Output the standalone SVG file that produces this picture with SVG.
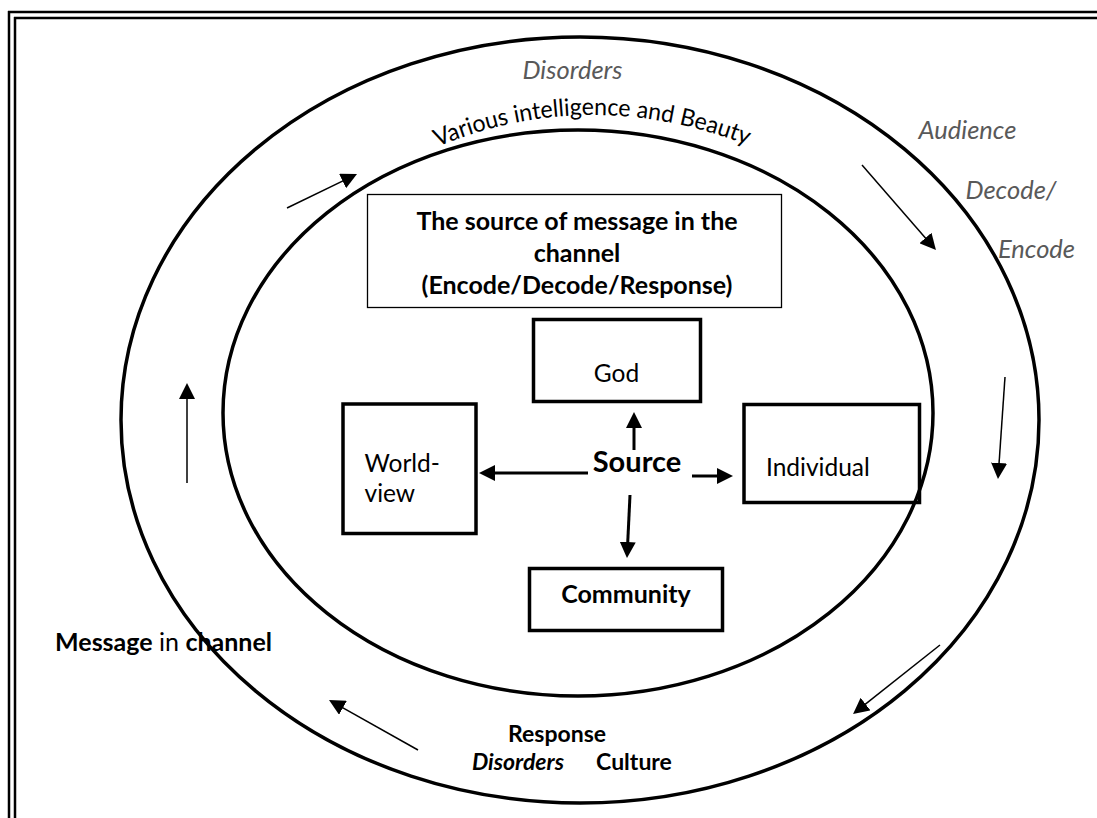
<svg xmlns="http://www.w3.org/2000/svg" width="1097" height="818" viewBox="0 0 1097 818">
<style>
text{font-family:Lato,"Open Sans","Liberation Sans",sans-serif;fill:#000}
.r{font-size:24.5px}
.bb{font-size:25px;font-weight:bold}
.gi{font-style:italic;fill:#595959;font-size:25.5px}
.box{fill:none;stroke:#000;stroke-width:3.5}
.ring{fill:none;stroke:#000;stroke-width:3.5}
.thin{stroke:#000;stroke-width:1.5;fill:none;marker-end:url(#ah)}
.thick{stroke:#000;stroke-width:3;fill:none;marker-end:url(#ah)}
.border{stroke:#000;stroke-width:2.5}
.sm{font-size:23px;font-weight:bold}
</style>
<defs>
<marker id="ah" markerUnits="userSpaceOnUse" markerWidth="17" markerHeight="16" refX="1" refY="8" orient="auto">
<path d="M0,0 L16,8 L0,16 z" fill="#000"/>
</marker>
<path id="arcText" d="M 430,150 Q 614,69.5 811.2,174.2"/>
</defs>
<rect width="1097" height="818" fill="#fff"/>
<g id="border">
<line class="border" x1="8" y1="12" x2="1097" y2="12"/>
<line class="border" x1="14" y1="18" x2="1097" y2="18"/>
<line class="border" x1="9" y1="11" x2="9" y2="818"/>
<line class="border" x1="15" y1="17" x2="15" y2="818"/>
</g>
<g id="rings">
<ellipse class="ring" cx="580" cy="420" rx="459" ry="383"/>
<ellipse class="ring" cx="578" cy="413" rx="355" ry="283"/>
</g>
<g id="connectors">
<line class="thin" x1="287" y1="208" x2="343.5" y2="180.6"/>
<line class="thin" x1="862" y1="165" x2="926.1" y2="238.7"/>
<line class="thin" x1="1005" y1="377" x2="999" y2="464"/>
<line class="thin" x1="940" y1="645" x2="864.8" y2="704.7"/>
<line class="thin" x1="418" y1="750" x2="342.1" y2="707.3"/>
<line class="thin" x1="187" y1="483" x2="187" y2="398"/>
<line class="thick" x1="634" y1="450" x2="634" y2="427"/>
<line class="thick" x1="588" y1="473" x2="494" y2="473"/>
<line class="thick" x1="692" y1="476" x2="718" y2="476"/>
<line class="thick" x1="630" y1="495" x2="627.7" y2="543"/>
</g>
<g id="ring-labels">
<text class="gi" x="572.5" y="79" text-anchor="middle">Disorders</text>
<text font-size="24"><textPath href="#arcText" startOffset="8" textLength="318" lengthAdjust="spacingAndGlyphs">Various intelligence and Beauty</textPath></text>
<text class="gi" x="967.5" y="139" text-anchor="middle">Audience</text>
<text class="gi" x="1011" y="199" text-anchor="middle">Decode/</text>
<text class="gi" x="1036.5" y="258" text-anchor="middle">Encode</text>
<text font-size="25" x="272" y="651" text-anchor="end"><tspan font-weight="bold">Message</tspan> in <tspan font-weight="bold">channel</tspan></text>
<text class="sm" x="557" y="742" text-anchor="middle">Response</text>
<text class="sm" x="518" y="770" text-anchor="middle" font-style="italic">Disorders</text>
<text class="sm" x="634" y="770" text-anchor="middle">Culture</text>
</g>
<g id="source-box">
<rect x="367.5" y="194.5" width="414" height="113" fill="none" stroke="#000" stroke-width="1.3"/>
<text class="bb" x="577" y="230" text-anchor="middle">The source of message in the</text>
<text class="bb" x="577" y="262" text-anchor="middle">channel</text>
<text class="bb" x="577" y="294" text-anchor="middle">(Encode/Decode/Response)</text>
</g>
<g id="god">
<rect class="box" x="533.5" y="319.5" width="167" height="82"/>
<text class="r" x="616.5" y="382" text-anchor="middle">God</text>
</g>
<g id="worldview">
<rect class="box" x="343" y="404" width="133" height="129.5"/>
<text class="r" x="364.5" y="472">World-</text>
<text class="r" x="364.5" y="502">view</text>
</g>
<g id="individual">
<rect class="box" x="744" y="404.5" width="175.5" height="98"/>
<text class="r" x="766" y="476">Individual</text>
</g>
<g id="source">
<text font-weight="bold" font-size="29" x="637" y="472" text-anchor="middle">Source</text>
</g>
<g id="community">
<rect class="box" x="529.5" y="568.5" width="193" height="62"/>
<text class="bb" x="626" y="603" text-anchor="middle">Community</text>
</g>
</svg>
::::
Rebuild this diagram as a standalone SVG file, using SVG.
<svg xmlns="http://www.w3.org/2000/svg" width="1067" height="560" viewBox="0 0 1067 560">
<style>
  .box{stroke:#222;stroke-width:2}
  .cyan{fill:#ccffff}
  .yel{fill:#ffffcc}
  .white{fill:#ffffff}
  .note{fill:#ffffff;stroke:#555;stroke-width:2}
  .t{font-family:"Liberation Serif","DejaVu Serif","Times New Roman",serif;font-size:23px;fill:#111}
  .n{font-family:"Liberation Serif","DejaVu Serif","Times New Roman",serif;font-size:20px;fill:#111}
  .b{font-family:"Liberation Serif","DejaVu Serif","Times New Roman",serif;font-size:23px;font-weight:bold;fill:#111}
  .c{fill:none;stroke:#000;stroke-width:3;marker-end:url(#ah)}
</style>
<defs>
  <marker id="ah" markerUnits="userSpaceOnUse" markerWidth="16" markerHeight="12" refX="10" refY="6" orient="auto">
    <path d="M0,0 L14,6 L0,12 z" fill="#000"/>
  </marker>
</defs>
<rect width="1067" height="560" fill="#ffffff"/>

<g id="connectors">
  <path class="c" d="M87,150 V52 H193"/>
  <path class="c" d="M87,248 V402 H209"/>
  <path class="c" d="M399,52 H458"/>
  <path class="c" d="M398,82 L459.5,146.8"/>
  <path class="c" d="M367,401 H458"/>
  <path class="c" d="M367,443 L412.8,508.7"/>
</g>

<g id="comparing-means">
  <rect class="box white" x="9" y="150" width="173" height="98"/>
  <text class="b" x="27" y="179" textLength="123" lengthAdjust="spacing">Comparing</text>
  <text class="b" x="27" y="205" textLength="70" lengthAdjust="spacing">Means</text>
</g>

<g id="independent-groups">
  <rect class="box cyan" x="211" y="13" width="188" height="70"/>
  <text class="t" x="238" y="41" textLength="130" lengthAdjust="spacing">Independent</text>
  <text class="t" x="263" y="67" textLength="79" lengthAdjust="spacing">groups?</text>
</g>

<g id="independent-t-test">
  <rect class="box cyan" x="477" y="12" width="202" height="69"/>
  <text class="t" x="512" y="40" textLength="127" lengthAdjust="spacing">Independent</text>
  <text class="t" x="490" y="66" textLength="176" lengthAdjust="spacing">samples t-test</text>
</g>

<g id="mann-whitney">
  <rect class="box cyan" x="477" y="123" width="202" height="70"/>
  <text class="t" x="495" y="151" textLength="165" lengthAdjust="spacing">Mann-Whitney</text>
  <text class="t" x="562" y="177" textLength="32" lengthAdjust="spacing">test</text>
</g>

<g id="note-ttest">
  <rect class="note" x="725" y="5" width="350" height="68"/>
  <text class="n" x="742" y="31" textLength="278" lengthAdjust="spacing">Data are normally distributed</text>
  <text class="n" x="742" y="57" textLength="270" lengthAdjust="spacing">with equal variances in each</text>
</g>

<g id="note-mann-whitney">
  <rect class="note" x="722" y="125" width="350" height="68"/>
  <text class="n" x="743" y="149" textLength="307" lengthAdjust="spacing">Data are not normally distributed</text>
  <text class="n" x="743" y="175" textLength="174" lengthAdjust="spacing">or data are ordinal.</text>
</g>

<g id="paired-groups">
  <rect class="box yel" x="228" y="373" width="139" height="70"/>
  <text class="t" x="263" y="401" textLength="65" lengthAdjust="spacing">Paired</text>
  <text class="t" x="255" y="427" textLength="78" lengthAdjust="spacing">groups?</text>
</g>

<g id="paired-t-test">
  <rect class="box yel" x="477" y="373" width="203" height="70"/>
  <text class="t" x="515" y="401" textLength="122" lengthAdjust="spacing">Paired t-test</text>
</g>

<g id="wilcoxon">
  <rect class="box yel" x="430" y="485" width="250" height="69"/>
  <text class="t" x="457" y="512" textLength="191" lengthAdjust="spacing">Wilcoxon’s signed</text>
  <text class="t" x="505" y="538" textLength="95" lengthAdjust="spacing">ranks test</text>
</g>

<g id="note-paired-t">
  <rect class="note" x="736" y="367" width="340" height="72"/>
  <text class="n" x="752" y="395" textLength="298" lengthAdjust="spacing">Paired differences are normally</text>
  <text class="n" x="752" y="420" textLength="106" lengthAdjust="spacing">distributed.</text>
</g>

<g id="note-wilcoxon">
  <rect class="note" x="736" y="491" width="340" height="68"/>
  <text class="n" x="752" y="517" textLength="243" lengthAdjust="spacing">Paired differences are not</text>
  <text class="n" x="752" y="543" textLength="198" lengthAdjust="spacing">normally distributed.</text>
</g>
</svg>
::::
Tally how many lines of the records hold the word "this". Answer with the number only.

2